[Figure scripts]
--- begin ---

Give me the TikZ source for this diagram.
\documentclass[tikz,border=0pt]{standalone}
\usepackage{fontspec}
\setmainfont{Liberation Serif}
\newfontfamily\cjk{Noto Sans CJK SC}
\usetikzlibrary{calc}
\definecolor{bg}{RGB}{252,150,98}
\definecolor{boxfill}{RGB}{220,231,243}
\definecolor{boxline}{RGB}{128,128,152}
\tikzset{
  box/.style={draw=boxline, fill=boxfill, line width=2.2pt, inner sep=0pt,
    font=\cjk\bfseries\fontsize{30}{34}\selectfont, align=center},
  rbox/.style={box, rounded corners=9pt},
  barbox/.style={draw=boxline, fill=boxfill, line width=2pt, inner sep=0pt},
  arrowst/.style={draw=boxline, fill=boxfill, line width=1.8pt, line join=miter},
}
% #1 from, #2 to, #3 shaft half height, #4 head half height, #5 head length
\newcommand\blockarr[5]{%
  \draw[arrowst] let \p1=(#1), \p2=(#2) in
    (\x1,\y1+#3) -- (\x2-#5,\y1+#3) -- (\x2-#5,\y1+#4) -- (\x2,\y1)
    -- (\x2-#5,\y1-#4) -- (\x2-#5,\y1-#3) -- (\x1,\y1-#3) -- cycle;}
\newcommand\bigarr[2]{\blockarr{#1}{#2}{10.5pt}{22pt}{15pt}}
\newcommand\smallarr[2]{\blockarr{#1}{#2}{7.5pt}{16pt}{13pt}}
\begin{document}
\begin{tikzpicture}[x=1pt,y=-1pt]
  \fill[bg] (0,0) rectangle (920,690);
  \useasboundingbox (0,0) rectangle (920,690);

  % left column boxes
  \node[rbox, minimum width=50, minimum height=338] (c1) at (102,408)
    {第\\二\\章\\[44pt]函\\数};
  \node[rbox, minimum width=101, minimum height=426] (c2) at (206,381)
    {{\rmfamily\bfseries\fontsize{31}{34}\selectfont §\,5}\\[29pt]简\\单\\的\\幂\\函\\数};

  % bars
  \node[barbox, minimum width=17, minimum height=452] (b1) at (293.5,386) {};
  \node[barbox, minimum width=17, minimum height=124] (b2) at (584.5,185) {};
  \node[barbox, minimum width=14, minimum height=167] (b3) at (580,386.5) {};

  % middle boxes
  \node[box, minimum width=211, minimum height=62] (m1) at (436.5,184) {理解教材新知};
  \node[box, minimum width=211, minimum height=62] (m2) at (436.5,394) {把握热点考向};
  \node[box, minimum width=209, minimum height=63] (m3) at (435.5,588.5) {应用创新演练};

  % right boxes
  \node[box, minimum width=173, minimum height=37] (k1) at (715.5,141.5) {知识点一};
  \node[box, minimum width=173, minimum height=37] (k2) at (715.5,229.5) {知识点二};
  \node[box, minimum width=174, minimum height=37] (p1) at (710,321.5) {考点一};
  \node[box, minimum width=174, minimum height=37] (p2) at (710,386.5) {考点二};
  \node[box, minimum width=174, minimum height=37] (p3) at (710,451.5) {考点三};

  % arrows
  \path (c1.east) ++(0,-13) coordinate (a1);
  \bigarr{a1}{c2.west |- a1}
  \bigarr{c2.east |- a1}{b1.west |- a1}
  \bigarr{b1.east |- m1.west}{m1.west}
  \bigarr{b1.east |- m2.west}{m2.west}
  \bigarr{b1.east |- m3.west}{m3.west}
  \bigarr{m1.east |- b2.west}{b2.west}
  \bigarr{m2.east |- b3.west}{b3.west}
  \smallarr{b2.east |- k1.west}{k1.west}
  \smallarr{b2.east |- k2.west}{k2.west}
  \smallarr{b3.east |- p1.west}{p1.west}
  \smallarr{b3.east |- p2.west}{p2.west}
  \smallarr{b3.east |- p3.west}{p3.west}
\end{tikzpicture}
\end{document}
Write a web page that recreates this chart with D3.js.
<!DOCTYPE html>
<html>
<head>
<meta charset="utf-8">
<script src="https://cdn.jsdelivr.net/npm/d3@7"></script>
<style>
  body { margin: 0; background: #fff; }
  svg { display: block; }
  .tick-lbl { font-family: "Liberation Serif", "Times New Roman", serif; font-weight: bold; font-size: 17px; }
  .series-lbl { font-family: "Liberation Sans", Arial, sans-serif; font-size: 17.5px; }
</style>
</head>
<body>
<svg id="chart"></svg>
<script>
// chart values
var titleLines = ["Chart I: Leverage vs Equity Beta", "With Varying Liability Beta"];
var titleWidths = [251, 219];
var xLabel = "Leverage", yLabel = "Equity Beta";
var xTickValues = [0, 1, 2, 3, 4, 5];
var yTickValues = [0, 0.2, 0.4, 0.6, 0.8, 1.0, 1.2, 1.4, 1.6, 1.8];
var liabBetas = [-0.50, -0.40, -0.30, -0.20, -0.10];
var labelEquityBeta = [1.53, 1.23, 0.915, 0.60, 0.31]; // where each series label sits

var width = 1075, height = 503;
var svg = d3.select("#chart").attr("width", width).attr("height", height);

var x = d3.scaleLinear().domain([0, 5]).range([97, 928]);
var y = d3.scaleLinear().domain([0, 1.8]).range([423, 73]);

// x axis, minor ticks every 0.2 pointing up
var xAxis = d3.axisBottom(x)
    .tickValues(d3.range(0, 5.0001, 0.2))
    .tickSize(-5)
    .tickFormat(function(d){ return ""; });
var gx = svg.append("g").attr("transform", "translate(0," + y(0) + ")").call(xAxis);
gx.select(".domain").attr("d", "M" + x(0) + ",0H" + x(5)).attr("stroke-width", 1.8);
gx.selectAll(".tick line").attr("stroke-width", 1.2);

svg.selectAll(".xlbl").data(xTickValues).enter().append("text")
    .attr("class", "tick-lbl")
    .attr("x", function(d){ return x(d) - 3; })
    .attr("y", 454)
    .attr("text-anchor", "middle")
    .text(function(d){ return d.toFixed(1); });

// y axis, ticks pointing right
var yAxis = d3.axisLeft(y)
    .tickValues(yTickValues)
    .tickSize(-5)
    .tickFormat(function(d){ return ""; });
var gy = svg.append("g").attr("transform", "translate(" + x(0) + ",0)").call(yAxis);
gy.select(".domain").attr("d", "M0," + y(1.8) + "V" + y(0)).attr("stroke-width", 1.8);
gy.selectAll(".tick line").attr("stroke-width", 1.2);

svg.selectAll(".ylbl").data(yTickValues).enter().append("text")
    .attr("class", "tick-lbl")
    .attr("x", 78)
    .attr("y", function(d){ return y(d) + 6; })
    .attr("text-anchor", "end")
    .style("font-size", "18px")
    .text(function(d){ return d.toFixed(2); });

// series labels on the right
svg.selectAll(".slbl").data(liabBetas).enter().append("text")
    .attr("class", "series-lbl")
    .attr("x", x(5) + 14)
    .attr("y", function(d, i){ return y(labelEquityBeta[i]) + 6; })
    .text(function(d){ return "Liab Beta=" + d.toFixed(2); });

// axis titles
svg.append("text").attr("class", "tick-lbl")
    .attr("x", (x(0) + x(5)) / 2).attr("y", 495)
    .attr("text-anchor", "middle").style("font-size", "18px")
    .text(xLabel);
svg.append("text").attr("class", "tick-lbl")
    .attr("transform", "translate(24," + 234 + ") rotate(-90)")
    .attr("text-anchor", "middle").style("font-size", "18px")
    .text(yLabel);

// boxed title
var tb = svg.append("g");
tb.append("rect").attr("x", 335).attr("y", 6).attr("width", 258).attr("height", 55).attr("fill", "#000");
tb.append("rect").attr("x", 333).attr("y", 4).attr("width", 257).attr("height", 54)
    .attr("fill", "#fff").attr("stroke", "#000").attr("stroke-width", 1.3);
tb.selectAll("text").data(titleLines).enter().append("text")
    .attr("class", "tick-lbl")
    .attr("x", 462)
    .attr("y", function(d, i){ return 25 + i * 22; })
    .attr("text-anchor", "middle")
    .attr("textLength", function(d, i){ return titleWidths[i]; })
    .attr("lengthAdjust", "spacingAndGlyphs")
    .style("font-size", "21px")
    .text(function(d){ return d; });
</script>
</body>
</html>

--- end ---

- _PROBLEM DETAILS_
Transcribe the lines beginning at the one that contains "Write a web" and ending at the one that contains "var labelEquityBeta = [1.53, 1.23, 0.915, 0.60, 0.31];", with nothing added or left out.

- _WORKED SOLUTION_
Write a web page that recreates this chart with D3.js.
<!DOCTYPE html>
<html>
<head>
<meta charset="utf-8">
<script src="https://cdn.jsdelivr.net/npm/d3@7"></script>
<style>
  body { margin: 0; background: #fff; }
  svg { display: block; }
  .tick-lbl { font-family: "Liberation Serif", "Times New Roman", serif; font-weight: bold; font-size: 17px; }
  .series-lbl { font-family: "Liberation Sans", Arial, sans-serif; font-size: 17.5px; }
</style>
</head>
<body>
<svg id="chart"></svg>
<script>
// chart values
var titleLines = ["Chart I: Leverage vs Equity Beta", "With Varying Liability Beta"];
var titleWidths = [251, 219];
var xLabel = "Leverage", yLabel = "Equity Beta";
var xTickValues = [0, 1, 2, 3, 4, 5];
var yTickValues = [0, 0.2, 0.4, 0.6, 0.8, 1.0, 1.2, 1.4, 1.6, 1.8];
var liabBetas = [-0.50, -0.40, -0.30, -0.20, -0.10];
var labelEquityBeta = [1.53, 1.23, 0.915, 0.60, 0.31]; // where each series label sits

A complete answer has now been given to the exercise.